• **What you will do**
Begin with the first line of the material and write out each line exactly, ending with the line that contains "1.5, 0.5, 0]". Pictures are not part of the copy.

• **Information supplied**

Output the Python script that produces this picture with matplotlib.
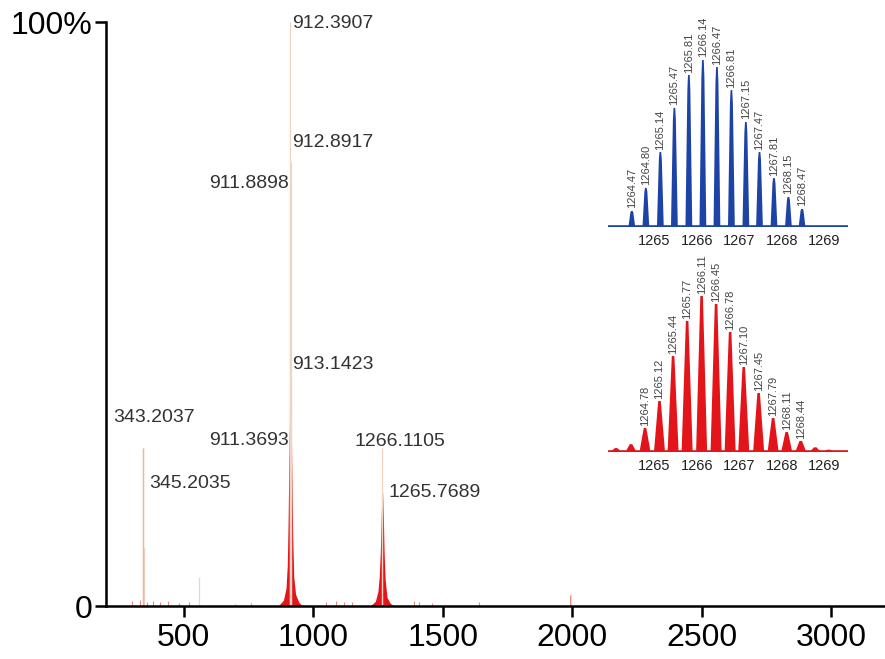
import numpy as np
import matplotlib
matplotlib.use("Agg")
import matplotlib.pyplot as plt

plt.rcParams['font.family'] = ['Liberation Sans', 'DejaVu Sans']

# main spectrum: centroid sticks (m/z, relative intensity %)
stick_mz = [343.2037, 345.2035, 560.0, 911.3693, 911.8898, 912.3907, 912.8917, 913.1423,
            1265.7689, 1266.1105, 1995.0]
stick_int = [27.0, 10.0, 5.0, 34.0, 72.0, 100.0, 76.0, 39.0, 19.0, 27.0, 2.0]

# small baseline noise
noise_mz = [300, 330, 360, 380, 410, 440, 480, 520, 700, 760, 1050, 1090, 1120, 1150,
            1390, 1410, 1460, 1640, 1990]
noise_int = [0.8, 1.0, 0.7, 0.9, 0.6, 0.8, 0.5, 0.6, 0.4, 0.5, 0.6, 0.8, 0.7, 0.6,
             0.9, 0.7, 0.5, 0.6, 1.8]

# red profile envelopes of the two clusters
env1_mz = [865, 885, 895, 900, 903, 906, 909, 912, 915, 918, 921, 925, 932, 945, 960]
env1_int = [0, 1.0, 3.0, 7.0, 14.0, 24.0, 33.0, 36.0, 32.0, 22.0, 12.0, 5.0, 2.0, 0.6, 0]
env2_mz = [1220, 1240, 1250, 1255, 1259, 1262, 1265, 1268, 1271, 1274, 1278, 1285, 1297, 1312]
env2_int = [0, 0.8, 2.5, 5.0, 9.0, 14.0, 19.0, 19.5, 15.0, 9.0, 4.5, 1.5, 0.5, 0]

peak_labels = ['912.3907', '912.8917', '911.8898', '913.1423', '911.3693',
               '343.2037', '345.2035', '1266.1105', '1265.7689']
label_x = [919, 919, 908, 919, 908, 227, 365, 1158, 1292]
label_y = [99.8, 79.3, 72.4, 41.3, 28.4, 32.2, 20.9, 28.1, 19.5]
label_ha = ['left', 'left', 'right', 'left', 'right', 'left', 'left', 'left', 'left']

# insets: isotope patterns
blue_mz = [1264.47, 1264.80, 1265.14, 1265.47, 1265.81, 1266.14, 1266.47, 1266.81,
           1267.15, 1267.47, 1267.81, 1268.15, 1268.47]
blue_int = [9.6, 23.4, 44.9, 71.3, 91.0, 100.0, 95.8, 82.0, 62.9, 44.9, 29.3, 18.0, 10.8]

red_mz = [1264.78, 1265.12, 1265.44, 1265.77, 1266.11, 1266.45, 1266.78, 1267.10,
          1267.45, 1267.79, 1268.11, 1268.44]
red_int = [15.4, 32.7, 61.5, 84.0, 100.0, 94.9, 76.9, 54.5, 37.8, 21.8, 12.8, 7.1]
red_minor_mz = [1264.10, 1264.45, 1268.78, 1269.10]
red_minor_int = [2.5, 5.0, 3.0, 1.5]

inset_ticks = [1265, 1266, 1267, 1268, 1269]

W, H = 885, 659
fig = plt.figure(figsize=(W / 100, H / 100), dpi=100)
ax = fig.add_axes([106 / W, 1 - 606 / H, (W - 106) / W, (606 - 22) / H])

peach = '#f2d2c0'
red = '#e3151b'
blue = '#1d43a6'

ax.vlines(noise_mz, 0, noise_int, color='#e88a80', lw=0.8)
ax.fill_between(env1_mz, env1_int, color=red, lw=0)
ax.fill_between(env2_mz, env2_int, color=red, lw=0)
ax.vlines(stick_mz, 0, stick_int, color=peach, lw=0.9)
ax.vlines(stick_mz[:1], 0, stick_int[:1], color='#e9b79c', lw=1.0)

for t, x, y, ha in zip(peak_labels, label_x, label_y, label_ha):
    ax.text(x, y, t, ha=ha, va='center', fontsize=14, color='#333333')

ax.set_xlim(200, 3208)
ax.set_ylim(0, 100)
ax.set_xticks([500, 1000, 1500, 2000, 2500, 3000])
ax.set_yticks([0, 100])
ax.set_yticklabels(['0', '100%'])
for s in ['top', 'right']:
    ax.spines[s].set_visible(False)
for s in ['left', 'bottom']:
    ax.spines[s].set_linewidth(1.8)
ax.tick_params(axis='both', width=1.8, length=8, labelsize=23, pad=4)
ax.tick_params(axis='y', pad=2)
ax.patch.set_alpha(0)


def inset(left, base, top, mz, inten, color, triangle, minor_mz=None, minor_int=None):
    a = fig.add_axes([left / W, 1 - base / H, 240 / W, (base - top) / H])
    a.set_xlim(1263.91, 1269.55)
    a.set_ylim(0, 100)
    if triangle:
        for m, h in zip(list(mz) + list(minor_mz), list(inten) + list(minor_int)):
            a.fill([m - 0.13, m - 0.03, m + 0.03, m + 0.13], [0, h, h, 0],
                   color=color, lw=0)
    else:
        for m, h in zip(mz, inten):
            a.fill([m - 0.08, m - 0.035, m - 0.02, m + 0.02, m + 0.035, m + 0.08],
                   [0, h * 0.9, h, h, h * 0.9, 0], color=color, lw=0)
    a.plot([1263.91, 1269.55], [0, 0], color=color, lw=2.6, solid_capstyle='butt')
    for m, h in zip(mz, inten):
        a.text(m, h + 1.5, f'{m:.2f}', rotation=90, ha='center', va='bottom',
               fontsize=8, color='#444444', clip_on=False)
    a.set_xticks(inset_ticks)
    a.set_yticks([])
    a.tick_params(axis='x', length=0, labelsize=10.5, pad=5, labelcolor='#222222')
    for s in a.spines.values():
        s.set_visible(False)
    a.patch.set_alpha(0)
    return a


inset(608, 227, 60, blue_mz, blue_int, blue, False)
inset(608, 452, 296, red_mz, red_int, red, True, red_minor_mz, red_minor_int)

fig.savefig('out.png', dpi=100)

• **Written solution**
Output the Python script that produces this picture with matplotlib.
import numpy as np
import matplotlib
matplotlib.use("Agg")
import matplotlib.pyplot as plt

plt.rcParams['font.family'] = ['Liberation Sans', 'DejaVu Sans']

# main spectrum: centroid sticks (m/z, relative intensity %)
stick_mz = [343.2037, 345.2035, 560.0, 911.3693, 911.8898, 912.3907, 912.8917, 913.1423,
            1265.7689, 1266.1105, 1995.0]
stick_int = [27.0, 10.0, 5.0, 34.0, 72.0, 100.0, 76.0, 39.0, 19.0, 27.0, 2.0]

# small baseline noise
noise_mz = [300, 330, 360, 380, 410, 440, 480, 520, 700, 760, 1050, 1090, 1120, 1150,
            1390, 1410, 1460, 1640, 1990]
noise_int = [0.8, 1.0, 0.7, 0.9, 0.6, 0.8, 0.5, 0.6, 0.4, 0.5, 0.6, 0.8, 0.7, 0.6,
             0.9, 0.7, 0.5, 0.6, 1.8]

# red profile envelopes of the two clusters
env1_mz = [865, 885, 895, 900, 903, 906, 909, 912, 915, 918, 921, 925, 932, 945, 960]
env1_int = [0, 1.0, 3.0, 7.0, 14.0, 24.0, 33.0, 36.0, 32.0, 22.0, 12.0, 5.0, 2.0, 0.6, 0]
env2_mz = [1220, 1240, 1250, 1255, 1259, 1262, 1265, 1268, 1271, 1274, 1278, 1285, 1297, 1312]
env2_int = [0, 0.8, 2.5, 5.0, 9.0, 14.0, 19.0, 19.5, 15.0, 9.0, 4.5, 1.5, 0.5, 0]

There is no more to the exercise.